Çevreye Duyarlı İş Modelleri Yükseliyor

Çevreye Duyarlı İş Modelleri Yükseliyor: Kendi Cihazını Getir
Günümüzde iş dünyası çeşitli faktörlerden dolayı hızlı bir şekilde değişime uğruyor. İş biçimleri, çalışma şartları, imkanlar ve şartlar da bu değişikliklerden payını alıyor. Ama artık durumlar yalnızca verimliliği ve kârı değil, tüm iş dünyası üzerinde yaşadığımız gezegeni de düşünmek zorunda. İklim krizi, sürdürülebilirlik ve karbon ayak izi gibi kavramlar artık sadece çevrecilerin değil, iş dünyasının da öncelikleri arasında. Özellikle dijitalleşmenin hız kazandığı sektörlerde, şirketlerin üretim-tüketim zincirindeki çevresel etkileri dikkatle izleniyor.
İş dünyasının önemle izlediği konulardan biri de elektronik atıklar. Birleşmiş milletlerin 2024 raporuna göre küresel e-atık üretimi 2023’te 59,4 milyon tona ulaştı. Bu rakamın, yıllık %2,6 artış oranıyla, 2030’a kadar 74,7 milyon tonu geçmesi bekleniyor. Şirketler, donanımların yenilenmesi sırasında geri dönüşüm, yeniden kullanım ve döngüsel ekonomi mekanizmalarına her geçen gün daha fazla yatırım yapıyor. Ancak 2023 itibarıyla üretilen toplam e-atığın yalnızca %22’si resmi geri dönüşüm sistemlerine dahil edilebildi.

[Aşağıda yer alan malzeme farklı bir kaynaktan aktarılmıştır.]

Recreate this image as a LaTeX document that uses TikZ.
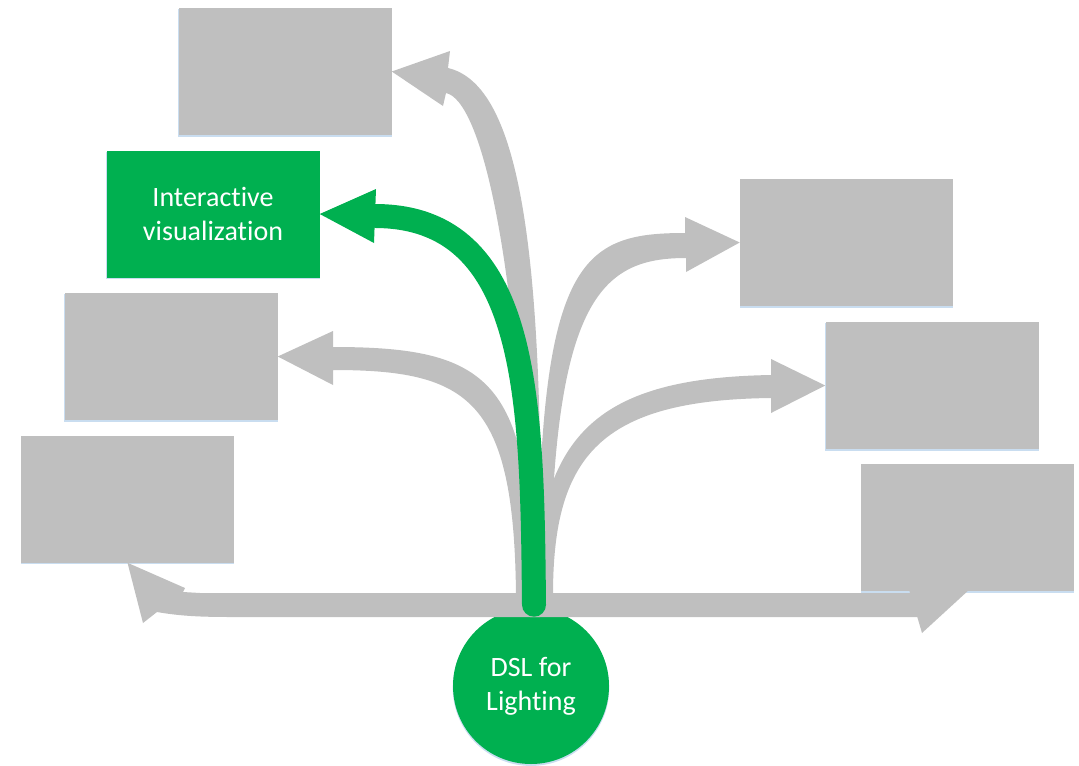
\documentclass[tikz,border=0pt]{standalone}
\usepackage{fontspec}
\setmainfont{Carlito}[Ligatures=NoCommon]
\usetikzlibrary{arrows.meta,shadows,calc}
\definecolor{boxgray}{HTML}{BFBFBF}
\definecolor{okgreen}{HTML}{00B050}
\definecolor{shadowblue}{HTML}{C9DDF0}
\begin{document}
\begin{tikzpicture}[x=0.75pt,y=-0.75pt,
  softshadow/.style={drop shadow={shadow scale=1.004, shadow xshift=0pt, shadow yshift=-1.2pt, fill=shadowblue, opacity=1}},
  box/.style={rectangle, fill=boxgray, inner sep=0pt, minimum width=159.75pt, minimum height=95.25pt, softshadow},
  greenbox/.style={box, fill=okgreen, text=white, align=center, font=\fontsize{21pt}{25.5pt}\selectfont},
  rootnode/.style={circle, fill=okgreen, inner sep=0pt, minimum size=117pt, text=white, align=center, font=\fontsize{21pt}{25.5pt}\selectfont, softshadow},
  grayarrow/.style={fill=boxgray},
  greenstem/.style={draw=okgreen, line width=18pt, line cap=round},
  greenhead/.style={fill=okgreen}
]
\useasboundingbox (0,0) rectangle (1079,765);

% boxes
\node[box] (A) at (285,71.5) {};
\node[greenbox] (I) at (213,214) {Interactive\\visualization};
\node[box] (L2) at (171,356.5) {};
\node[box] (L3) at (127.5,499) {};
\node[box] (R1) at (846.5,242.5) {};
\node[box] (R2) at (932,385.5) {};
\node[box] (R3) at (967.5,527.5) {};

% root circle
\node[rootnode] (root) at (531,686) {DSL for\\Lighting};

% gray tapered arrows
\fill[grayarrow] (540,600) .. controls (545,250) and (520,85) .. (448,68)
  -- (450,51) -- (A.east) -- (443,106) -- (446,93)
  .. controls (480,100) and (520,250) .. (530,600) -- cycle;
\fill[grayarrow] (L2.east) -- (333,331) -- (333,347)
  .. controls (490,347) and (532,380) .. (532,595) -- (516,595)
  .. controls (514,400) and (470,370) .. (333,370) -- (333,385) -- cycle;
\fill[grayarrow] (R1.west) -- (686,272) -- (686,258)
  .. controls (600,258) and (552,300) .. (550,595) -- (538,595)
  .. controls (538,260) and (580,233) .. (685,233) -- (685,217) -- cycle;
\fill[grayarrow] (R2.west) -- (771,413) -- (771,398)
  .. controls (600,400) and (553,456) .. (553,595) -- (535,595)
  .. controls (538,432) and (600,378) .. (771,375) -- (771,359) -- cycle;
\fill[grayarrow] (540,593) -- (200,593) -- (183,592) -- (185,588) -- (L3.south)
  -- (143,623) -- (157,612) .. controls (180,616) and (200,617) .. (232,617)
  -- (540,617) -- cycle;
\fill[grayarrow] (530,593) -- (910,593) -- (906.7,581.2) -- (R3.south)
  -- (922,633) -- (917.3,617) -- (530,617) -- cycle;

% green arrow
\draw[greenstem] ($(root.north)+(3,-3)$) .. controls (532,400) and (530,217) .. (376,216);
\fill[greenhead] (376,189) -- (I.east) -- (374,243) -- cycle;
\end{tikzpicture}
\end{document}
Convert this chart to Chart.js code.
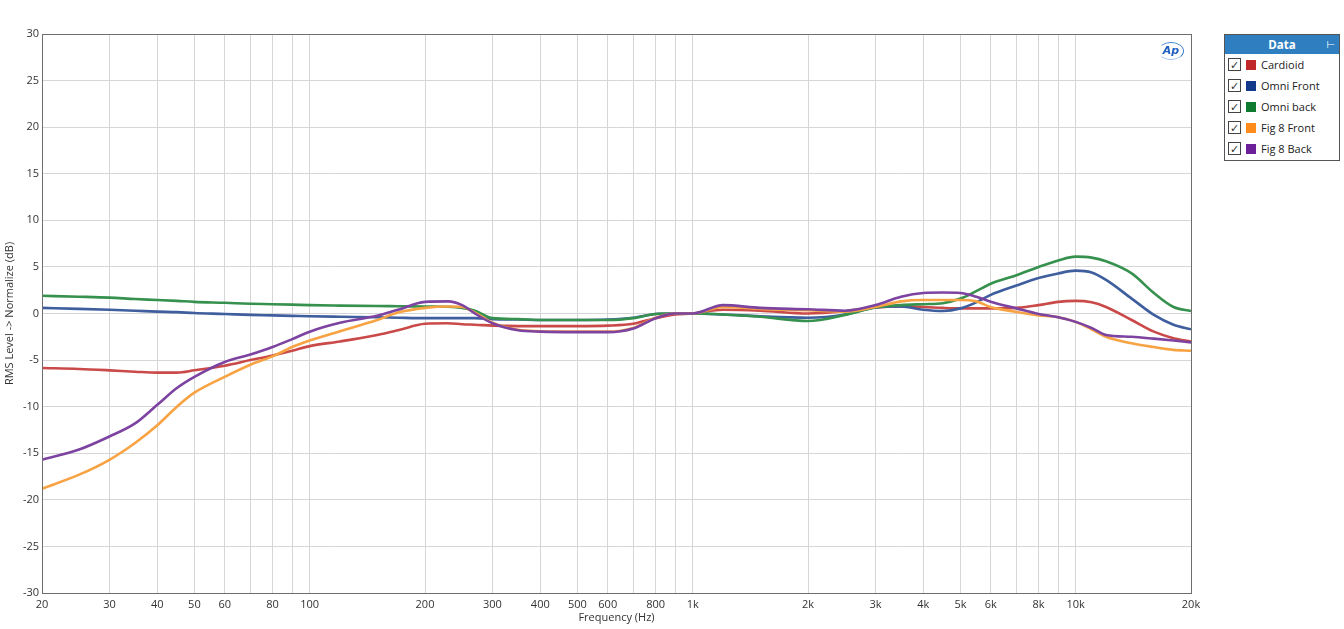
<!DOCTYPE html>
<html>
<head>
<meta charset="utf-8">
<script src="https://cdn.jsdelivr.net/npm/chart.js@4.4.1/dist/chart.umd.min.js"></script>
<style>
  html,body{margin:0;padding:0;background:#fff;}
  #wrap{position:relative;width:1344px;height:629px;}
  #c{position:absolute;left:0;top:0;}
  #legend{position:absolute;left:1224px;top:34px;width:114px;height:125px;border:1px solid #555;background:#fff;font-family:"Open Sans","DejaVu Sans",sans-serif;font-size:11px;color:#222;}
  #legend .hdr{height:19px;background:#2f7fc0;color:#fff;font-weight:bold;text-align:center;line-height:19px;font-size:11.5px;position:relative;}
  #legend .hdr .pin{position:absolute;right:4px;top:0;font-weight:normal;font-size:10px;}
  #legend .row{height:21px;display:flex;align-items:center;}
  #legend .cb{width:11px;height:11px;border:1px solid #444;margin-left:3px;margin-right:5px;font-size:11px;line-height:11px;text-align:center;color:#333;}
  #legend .sw{width:10px;height:10px;margin-right:5px;}
  #ap{position:absolute;left:1158px;top:42px;width:24px;height:16px;border-radius:50%;border:1.5px solid #3b7fd0;border-left-color:transparent;border-bottom-color:#9cc3ee;color:#1f5fbf;font:italic bold 11px "DejaVu Sans",sans-serif;text-align:center;line-height:16px;}
</style>
</head>
<body>
<div id="wrap">
<canvas id="c" width="1344" height="629"></canvas>
<div id="ap">Ap</div>
<div id="legend"></div>
</div>
<script>
const freqs = [20,25,30,35,40,45,50,60,70,80,90,100,120,150,170,200,230,250,270,300,350,400,500,600,700,800,900,1000,1200,1500,2000,2500,3000,3500,4000,4500,5000,5500,6000,7000,8000,9000,10000,11000,12000,14000,16000,18000,20000];

const cardioid   = [-5.85,-5.95,-6.1,-6.25,-6.35,-6.35,-6.1,-5.6,-5.0,-4.5,-4.0,-3.5,-3.0,-2.3,-1.8,-1.1,-1.05,-1.15,-1.2,-1.3,-1.35,-1.35,-1.35,-1.3,-1.1,-0.5,-0.1,0.0,0.4,0.3,0.0,0.25,0.65,0.75,0.7,0.6,0.55,0.55,0.55,0.6,0.9,1.25,1.35,1.2,0.7,-0.7,-1.95,-2.65,-3.0];
const omniFront  = [0.6,0.5,0.4,0.3,0.2,0.15,0.05,-0.05,-0.15,-0.2,-0.25,-0.3,-0.35,-0.4,-0.45,-0.5,-0.5,-0.5,-0.5,-0.6,-0.65,-0.7,-0.7,-0.65,-0.45,-0.05,0.0,0.0,-0.1,-0.3,-0.45,-0.1,0.65,0.75,0.4,0.27,0.55,1.2,2.0,3.0,3.8,4.3,4.6,4.4,3.6,1.6,-0.15,-1.2,-1.7];
const omniBack   = [1.9,1.8,1.7,1.55,1.45,1.35,1.25,1.15,1.05,1.0,0.95,0.9,0.85,0.8,0.78,0.75,0.72,0.6,0.3,-0.5,-0.6,-0.7,-0.7,-0.7,-0.5,-0.05,0.0,0.0,-0.1,-0.35,-0.8,-0.15,0.65,0.9,1.0,1.1,1.6,2.4,3.2,4.1,5.0,5.7,6.1,6.0,5.6,4.3,2.2,0.7,0.27];
const fig8Front  = [-18.8,-17.3,-15.7,-13.9,-12.0,-10.0,-8.5,-6.8,-5.5,-4.6,-3.6,-2.9,-1.9,-0.7,0.1,0.6,0.75,0.7,0.1,-1.0,-1.75,-1.9,-1.95,-1.95,-1.55,-0.45,0.0,0.0,0.7,0.5,0.35,0.2,0.7,1.3,1.45,1.45,1.45,1.3,0.7,0.17,-0.2,-0.4,-0.9,-1.7,-2.5,-3.2,-3.6,-3.9,-4.0];
const fig8Back   = [-15.7,-14.6,-13.2,-11.8,-9.8,-8.0,-6.8,-5.2,-4.4,-3.6,-2.75,-1.95,-1.0,-0.25,0.4,1.25,1.3,0.9,0.0,-1.05,-1.8,-1.95,-2.0,-2.0,-1.6,-0.5,0.0,0.0,0.9,0.6,0.45,0.3,0.9,1.8,2.2,2.25,2.2,1.8,1.27,0.55,-0.05,-0.4,-0.9,-1.55,-2.3,-2.5,-2.7,-2.9,-3.1];

const seriesNames = ["Cardioid","Omni Front","Omni back","Fig 8 Front","Fig 8 Back"];
const seriesValues = [cardioid, omniFront, omniBack, fig8Front, fig8Back];
const lineColors = ["#c94a48","#3f5e9e","#36914e","#f7a343","#7d43a0"];
const swatchColors = ["#c0282a","#12398a","#0e7a30","#ff8c1a","#6b1f99"];

const xTickVals = [];
[10,100,1000,10000].forEach(d=>{for(let m=1;m<=9;m++){const v=m*d; if(v>=20&&v<=20000) xTickVals.push(v);}});
const xLabelMap = {20:"20",30:"30",40:"40",50:"50",60:"60",80:"80",100:"100",200:"200",300:"300",400:"400",500:"500",600:"600",800:"800",1000:"1k",2000:"2k",3000:"3k",4000:"4k",5000:"5k",6000:"6k",8000:"8k",10000:"10k",20000:"20k"};
const yTickVals = [-30,-25,-20,-15,-10,-5,0,5,10,15,20,25,30];

// legend
const lg = document.getElementById('legend');
lg.innerHTML = '<div class="hdr">Data<span class="pin">&#8866;</span></div>' +
  seriesNames.map((n,i)=>'<div class="row"><div class="cb">&#10003;</div><div class="sw" style="background:'+swatchColors[i]+'"></div><span>'+n+'</span></div>').join('');

const frame = {
  id:'frame',
  afterDraw(chart){
    const a = chart.chartArea, ctx = chart.ctx;
    ctx.save(); ctx.strokeStyle='#6e6e6e'; ctx.lineWidth=1;
    ctx.strokeRect(Math.round(a.left)+0.5, Math.round(a.top)+0.5, Math.round(a.right-a.left), Math.round(a.bottom-a.top));
    ctx.restore();
  }
};

const font = {family:'"Open Sans","DejaVu Sans",sans-serif', size:11};

new Chart(document.getElementById('c'), {
  type:'line',
  data:{
    datasets: seriesNames.map((n,i)=>({
      label:n,
      data: freqs.map((f,k)=>({x:f,y:seriesValues[i][k]})),
      borderColor: lineColors[i],
      borderWidth: 2.6,
      pointRadius: 0,
      cubicInterpolationMode:'monotone',
      fill:false,
      order: 5-i
    }))
  },
  options:{
    responsive:false,
    animation:false,
    devicePixelRatio:1,
    layout:{padding:{left:0,right:153,top:34,bottom:0}},
    plugins:{legend:{display:false},tooltip:{enabled:false}},
    scales:{
      x:{
        type:'logarithmic', min:20, max:20000,
        afterBuildTicks(s){ s.ticks = xTickVals.map(v=>({value:v})); },
        afterFit(s){ s.height = 36; },
        ticks:{autoSkip:false, maxRotation:0, padding:5, color:'#333', font,
          callback:(v)=> xLabelMap[v] || ''},
        grid:{color:'#d6d6d6', drawTicks:false},
        border:{display:false},
        title:{display:true, text:'Frequency (Hz)', color:'#333', font, padding:{top:0,bottom:5}}
      },
      y:{
        min:-30, max:30,
        afterBuildTicks(s){ s.ticks = yTickVals.map(v=>({value:v})); },
        afterFit(s){ s.width = 42; },
        ticks:{padding:3, color:'#333', font},
        grid:{color:'#d6d6d6', drawTicks:false},
        border:{display:false},
        title:{display:true, text:'RMS Level -> Normalize (dB)', color:'#333', font, padding:{top:3,bottom:2}}
      }
    }
  },
  plugins:[frame]
});
</script>
</body>
</html>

Geleneksel çalışma modellerinde, ofis ortamları çalışan başına ilave bir cihaz ihtiyacı doğurarak elektronik atık hacmini artırıyor. İnsanlar evlerinde kişisel cihazlara sahip olurken, ofis için ayrı laptoplar, masaüstü bilgisayarlar veya çevre birimleri kullanıyorlar. Bu durum, cihazların kullanım oranlarının düşmesine ve toplam elektronik ekipman stokunun gereksiz şekilde büyümesine yol açıyor. GreenBiz’in 2023’de yaptığı araştırmaya göre, kurumsal cihazların ortalama kullanım verimliliği %40’ın altında kalıyor. Tüm bu veriler, iş dünyasının çevresel etkilerini azaltmak için yalnızca strateji değil, aynı zamanda sorumluluk da geliştirmesi gerektiğini açıkça ortaya koyuyor.
Gig Ekonomi: Kendi Cihazınla Güvenli Çalış
Gig ekonomi, sabit bir işverene bağlı kalmaksızın proje bazlı, esnek ve bağımsız çalışma esasına dayanan bir ekonomik model. Bu modelde kişiler, geleneksel anlamda bir kuruma bağlı çalışan olmak yerine, kendi uzmanlık alanlarında hizmet veren bağımsız profesyoneller olarak faaliyet gösterir. Genellikle kendi adına kayıtlı bir şahıs şirketiyle çalışır ve hizmetlerini kendi tercih ettikleri çalışma alanlarında, kendi ekipmanlarını kullanarak sunarlar.
Bu çalışma modeli içerisinde yer alan bir profesyonel, aynı anda birden fazla işverene kendi donanımları ile, Gig platformlarının sağladığı güvenli dijital ortamlar üzerinden hizmet verebiliyor. Bu çalışma felsefesine “BYOD – Bring Your Own Device” deniyor. Yapılan araştırmalara göre, geleneksel çalışma modeline kıyasla, şirketler her çalışan için kurumsal cihaz sağlamak yerine BYOD modeline geçtiklerinde cihaz ihtiyacı %30’a kadar azalabiliyor.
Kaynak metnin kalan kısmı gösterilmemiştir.